As atuações continuam sendo um ponto forte da série. Lee Jung-jae traz uma performance contida que traduz o desgaste emocional e o conflito interno de Seong Gi-hun. Sua transição do egoísmo para um altruísmo relutante é sutilmente construída, e seu embate com Lee Byung-Hun, que interpreta Front Man, oferece alguns dos momentos mais densos e interessantes do ano.
Personagens
Lee Byung-Hun evita o estereótipo do vilão unidimensional e acrescenta uma camada de complexidade ao antagonista. Ainda assim, outros personagens, especialmente os que representam os poderosos nos bastidores, carecem de profundidade e funcionam quase como símbolos em vez de indivíduos (talvez essa seja a ideia).
A construção dos personagens, de modo geral, é desigual. Enquanto o arco de Gi-hun e Front Man tem alguma substância, muitos dos personagens coadjuvantes são reduzidos a papéis funcionais, o que diminui o impacto emocional da trama. A série parece mais preocupada em conectar pontos e preparar o terreno para possíveis desdobramentos futuros do que em explorar de forma completa suas figuras.
Os jogos
Os jogos, que deram origem à série, são revisitados com cuidado e, em alguns momentos, brilham novamente, sobretudo no episódio que lembra o formato original, combinando simplicidade com tensão psicológica. É ali que “Round 6” reacende a chama do que faz seu universo tão perturbador: a desvalorização da vida humana e o efeito corrosivo do medo.

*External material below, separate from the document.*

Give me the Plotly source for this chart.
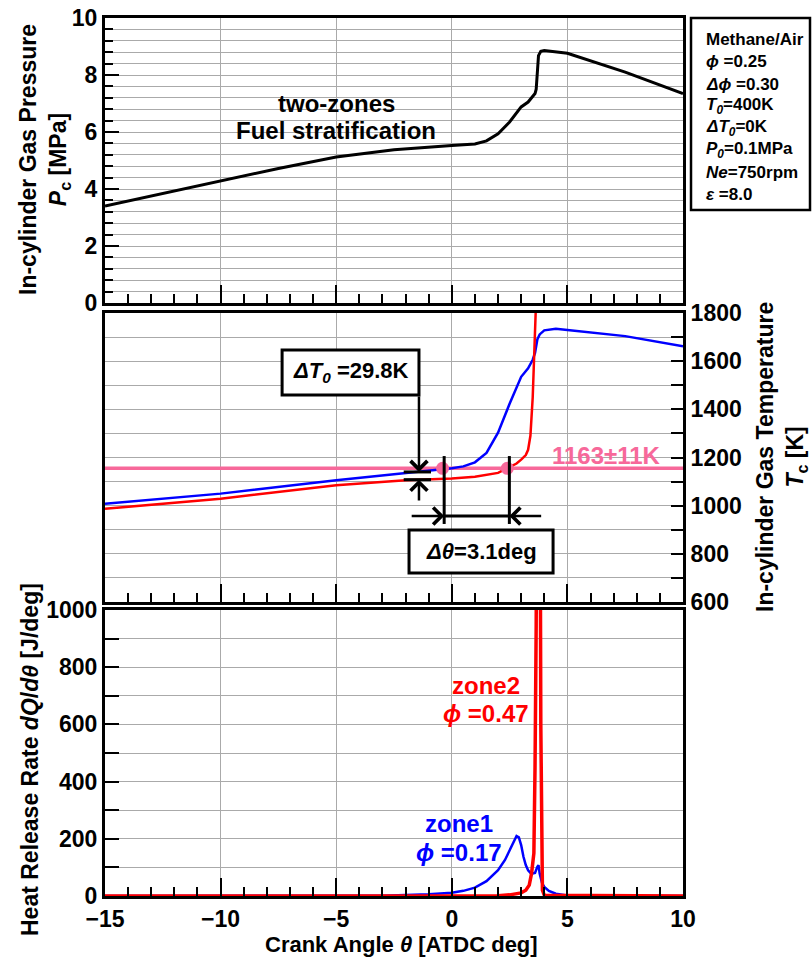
import plotly.graph_objects as go

# ---------------- data ----------------
theta_p = [-15, -12.5, -10, -7.5, -5, -2.5, 0, 1, 1.5, 2, 2.5, 3, 3.3, 3.5, 3.6, 3.65, 3.7, 3.75, 3.85, 4, 5, 7.5, 10]
pressure = [3.4, 3.84, 4.28, 4.72, 5.12, 5.38, 5.53, 5.58, 5.69, 5.94, 6.35, 6.88, 7.05, 7.23, 7.35, 7.5, 8.27, 8.68, 8.83, 8.86, 8.76, 8.1, 7.35]

theta_t1 = [-15, -10, -5, -2, -1, 0, 0.5, 1, 1.5, 2, 2.5, 2.8, 3, 3.3, 3.5, 3.6, 3.7, 3.8, 4, 4.5, 5, 7.5, 10]
temp_zone1 = [1008, 1050, 1106, 1134, 1143, 1155, 1163, 1180, 1219, 1303, 1423, 1493, 1535, 1570, 1606, 1634, 1690, 1711, 1728, 1735, 1729, 1704, 1662]

theta_t2 = [-15, -10, -5, -2, 0, 1, 2, 2.4, 2.8, 3.0, 3.2, 3.3, 3.4, 3.5, 3.6, 3.7]
temp_zone2 = [987, 1029, 1085, 1106, 1113, 1120, 1136, 1155, 1175, 1191, 1210, 1232, 1290, 1450, 1700, 2000]

theta_h1 = [-15, -5, -3, -1, 0, 0.5, 1, 1.5, 2, 2.3, 2.5, 2.7, 2.8, 2.9, 3.0, 3.1, 3.2, 3.3, 3.4, 3.5, 3.6, 3.7, 3.75, 3.8, 3.9, 4.0, 4.2, 4.5, 5, 10]
hrr_zone1 = [0, 0, 1, 6, 11, 18, 29, 52, 90, 126, 161, 198, 210, 205, 178, 137, 108, 90, 81, 79, 81, 102, 108, 79, 46, 32, 18, 8, 2, 0]

theta_h2 = [-15, 1, 2, 2.5, 3.0, 3.2, 3.35, 3.45, 3.55, 3.6, 3.65, 3.7, 3.8, 3.85, 3.88, 3.92, 4.0, 10]
hrr_zone2 = [0, 0, 1, 4, 11, 20, 38, 79, 150, 450, 950, 2000, 2000, 600, 150, 20, 3, 0]

ign_theta = [-15, 10]
ign_temp = [1155, 1155]
ign_pts_theta = [-0.4, 2.4]
ign_pts_temp = [1155, 1155]

x_ticks = [-15, -10, -5, 0, 5, 10]
p_ticks = [0, 2, 4, 6, 8, 10]
t_ticks = [600, 800, 1000, 1200, 1400, 1600, 1800]
h_ticks = [0, 200, 400, 600, 800, 1000]

params = ["Methane/Air", "<i>ϕ</i> =0.25", "<i>Δϕ</i> =0.30", "<i>T<sub>0</sub></i>=400K",
          "<i>ΔT<sub>0</sub></i>=0K", "<i>P<sub>0</sub></i>=0.1MPa", "<i>Ne</i>=750rpm", "<i>ε</i> =8.0"]

# ---------------- style ----------------
FONT = "Liberation Sans, Arial, sans-serif"
BLUE = "#0000FF"
RED = "#FF0000"
PINK = "#F7689A"
GRID = "#AAAAAA"

# page coordinates of the plot area
W, H = 812, 960
PL, PR, PT, PB = 105, 683, 18, 896
PW, PH = PR - PL, PB - PT


def px(xp):
    return (xp - PL) / PW


def py(yp):
    return (PB - yp) / PH


fig = go.Figure()
fig.add_trace(go.Scatter(x=theta_p, y=pressure, xaxis="x", yaxis="y", mode="lines",
                         line=dict(color="black", width=3)))
fig.add_trace(go.Scatter(x=ign_theta, y=ign_temp, xaxis="x2", yaxis="y2", mode="lines",
                         line=dict(color=PINK, width=3.5)))
fig.add_trace(go.Scatter(x=theta_t1, y=temp_zone1, xaxis="x2", yaxis="y2", mode="lines",
                         line=dict(color=BLUE, width=2.5)))
fig.add_trace(go.Scatter(x=theta_t2, y=temp_zone2, xaxis="x2", yaxis="y2", mode="lines",
                         line=dict(color=RED, width=2.5)))
fig.add_trace(go.Scatter(x=ign_pts_theta, y=ign_pts_temp, xaxis="x2", yaxis="y2", mode="markers",
                         marker=dict(color=PINK, size=13)))
fig.add_trace(go.Scatter(x=theta_h1, y=hrr_zone1, xaxis="x3", yaxis="y3", mode="lines",
                         line=dict(color=BLUE, width=2.5)))
fig.add_trace(go.Scatter(x=theta_h2, y=hrr_zone2, xaxis="x3", yaxis="y3", mode="lines",
                         line=dict(color=RED, width=3.5)))

tickfont = dict(family=FONT, size=23, color="black", weight="bold")


def xax(anchor, labels):
    return dict(anchor=anchor, domain=[0, 1], range=[-15, 10], tickvals=x_ticks, automargin=False,
                showticklabels=labels, ticks="inside", ticklen=18, tickwidth=2, tickcolor="black",
                showgrid=True, gridcolor=GRID, gridwidth=1, zeroline=False,
                showline=True, linecolor="black", linewidth=3, mirror=True,
                minor=dict(dtick=1, tick0=0, ticks="inside", ticklen=9, tickwidth=2,
                           tickcolor="black", showgrid=False),
                tickfont=tickfont, layer="above traces")


def yax(anchor, domain, rng, tv, mdt, side="left", tl=14, mtl=8):
    return dict(anchor=anchor, domain=domain, range=rng, tickvals=tv, side=side, automargin=False,
                ticks="inside", ticklen=tl, tickwidth=2, tickcolor="black",
                showgrid=True, gridcolor=GRID, gridwidth=1, zeroline=False,
                showline=True, linecolor="black", linewidth=3, mirror=True,
                minor=dict(dtick=mdt, tick0=0, ticks="inside", ticklen=mtl, tickwidth=2,
                           tickcolor="black", showgrid=True, gridcolor=GRID, gridwidth=1),
                tickfont=tickfont)


fig.update_layout(
    width=W, height=H, autosize=False,
    margin=dict(l=PL, r=W - PR, t=PT, b=H - PB, autoexpand=False),
    plot_bgcolor="white", paper_bgcolor="white", showlegend=False,
    xaxis=xax("y", False),
    xaxis2=xax("y2", False),
    xaxis3=xax("y3", True),
    yaxis=yax("x", [py(303), 1.0], [0, 10], p_ticks, 0.4, tl=14, mtl=8),
    yaxis2=yax("x2", [py(602), py(313)], [600, 1800], t_ticks, 100, side="right", tl=12, mtl=12),
    yaxis3=yax("x3", [0.0, py(610)], [0, 1000], h_ticks, 100, tl=14, mtl=14),
)

ann = []
tf = lambda size, color="black": dict(family=FONT, size=size, color=color, weight="bold")

# axis titles
ann.append(dict(xref="paper", yref="paper", x=px(45), y=py(160), textangle=-90,
                text="In-cylinder Gas Pressure<br><i>P</i><sub>c</sub> [MPa]",
                showarrow=False, font=tf(23), xanchor="center", yanchor="middle"))
ann.append(dict(xref="paper", yref="paper", x=px(781), y=py(457), textangle=-90,
                text="In-cylinder Gas Temperature<br><i>T</i><sub>c</sub> [K]",
                showarrow=False, font=tf(23), xanchor="center", yanchor="middle"))
ann.append(dict(xref="paper", yref="paper", x=px(30), y=py(760), textangle=-90,
                text="Heat Release Rate <i>dQ</i>/<i>dθ</i> [J/deg]",
                showarrow=False, font=tf(23), xanchor="center", yanchor="middle"))
ann.append(dict(xref="paper", yref="paper", x=px(401), y=py(944),
                text="Crank Angle <i>θ</i> [ATDC deg]",
                showarrow=False, font=tf(22), xanchor="center", yanchor="middle"))

# top panel text
ann.append(dict(xref="x", yref="y", x=-5.0, y=7.0, text="two-zones", showarrow=False,
                font=tf(24), xanchor="center", yanchor="middle"))
ann.append(dict(xref="x", yref="y", x=-5.0, y=6.05, text="Fuel stratification", showarrow=False,
                font=tf(24), xanchor="center", yanchor="middle"))

# parameter box text
for i, line in enumerate(params):
    ann.append(dict(xref="paper", yref="paper", x=px(704), y=py(40 + 22 * i),
                    text=line, showarrow=False, font=tf(17), xanchor="left", yanchor="middle"))

# middle panel annotations
ann.append(dict(xref="x2", yref="y2", x=-4.38, y=1553, text="<i>ΔT<sub>0</sub></i> =29.8K",
                showarrow=False, font=tf(22), xanchor="center", yanchor="middle"))
ann.append(dict(xref="x2", yref="y2", x=1.27, y=810, text="<i>Δθ</i>=3.1deg",
                showarrow=False, font=tf(22), xanchor="center", yanchor="middle"))
ann.append(dict(xref="x2", yref="y2", x=6.7, y=1208, text="1163±11K",
                showarrow=False, font=tf(24, PINK), xanchor="center", yanchor="middle"))

arrow = dict(text="", showarrow=True, arrowhead=4, arrowsize=1.3, arrowwidth=2.5,
             arrowcolor="black", xref="x2", yref="y2", axref="x2", ayref="y2")
ann.append(dict(arrow, x=-1.42, y=1140, ax=-1.42, ay=1460))
ann.append(dict(arrow, x=-1.42, y=1108, ax=-1.42, ay=1015))
ann.append(dict(arrow, x=-0.33, y=957, ax=-1.8, ay=957))
ann.append(dict(arrow, x=2.49, y=957, ax=3.93, ay=957))

# bottom panel labels
ann.append(dict(xref="x3", yref="y3", x=1.5, y=735, text="zone2", showarrow=False,
                font=tf(24, RED), xanchor="center", yanchor="middle"))
ann.append(dict(xref="x3", yref="y3", x=1.5, y=637, text="<i>ϕ</i> =0.47", showarrow=False,
                font=tf(24, RED), xanchor="center", yanchor="middle"))
ann.append(dict(xref="x3", yref="y3", x=0.3, y=255, text="zone1", showarrow=False,
                font=tf(24, BLUE), xanchor="center", yanchor="middle"))
ann.append(dict(xref="x3", yref="y3", x=0.3, y=152, text="<i>ϕ</i> =0.17", showarrow=False,
                font=tf(24, BLUE), xanchor="center", yanchor="middle"))

fig.update_layout(annotations=ann)

shapes = []
# parameter box
shapes.append(dict(type="rect", xref="paper", yref="paper", x0=px(691), x1=px(810),
                   y0=py(210), y1=1.0, line=dict(color="black", width=2.5), fillcolor="white",
                   layer="below"))
# middle panel boxes
shapes.append(dict(type="rect", xref="x2", yref="y2", x0=-7.34, x1=-1.42, y0=1460, y1=1646,
                   line=dict(color="black", width=3), fillcolor="white"))
shapes.append(dict(type="rect", xref="x2", yref="y2", x0=-1.85, x1=4.38, y0=720, y1=899,
                   line=dict(color="black", width=3), fillcolor="white"))
# delta T0 bars
for tv in (1140, 1108):
    shapes.append(dict(type="line", xref="x2", yref="y2", x0=-2.08, x1=-0.9, y0=tv, y1=tv,
                       line=dict(color="black", width=3)))
# delta theta vertical markers
for xv in (-0.33, 2.49):
    shapes.append(dict(type="line", xref="x2", yref="y2", x0=xv, x1=xv, y0=924, y1=1206,
                       line=dict(color="black", width=3)))
shapes.append(dict(type="line", xref="x2", yref="y2", x0=-0.33, x1=2.49, y0=957, y1=957,
                   line=dict(color="black", width=3)))
fig.update_layout(shapes=shapes)

fig.write_html("out.html", config={"displayModeBar": False},
               post_script="document.body.style.margin='0';document.body.style.overflow='hidden';")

Este embate entre Seong Gi-hun e Front Man se configura como o coração da temporada. Dois sobreviventes do mesmo sistema, mas que encarnam ideologias opostas, o idealismo de Gi-hun frente ao niilismo frio de Front Man. Mesmo assim, algumas decisões narrativas e o tempo reduzido em cena desse antagonista limitam o impacto desse confronto.
O desfecho, por sua vez, entrega um encerramento simbólico que não atinge toda a profundidade que a construção previa. A temporada se preocupa mais em fechar a história com uma mensagem amarga e coerente com o tom da série do que em oferecer um clímax verdadeiramente emocionante e recompensador.
O fim
A conclusão reafirma os temas centrais: o espetáculo como forma de controle social, a desumanização provocada pelo capitalismo e as dificuldades de resistência dentro de sistemas opressivos.
“Round 6” encerra com a consciência do seu criador de que para derrubar um sistema é preciso enfrentar seus jogos até o fim. Apesar das falhas na exploração dos personagens e tramas paralelas, a série se mantém fiel a sua essência, um espetáculo que provoca reflexão sobre as escolhas humanas sob pressão extrema.
Talvez esta terceira temporada não seja a mais eletrizante ou a mais emocional, mas, mesmo assim, consegue reafirmar sua posição no cenário pop como um espelho duro, às vezes desconfortável, do mundo em que vivemos.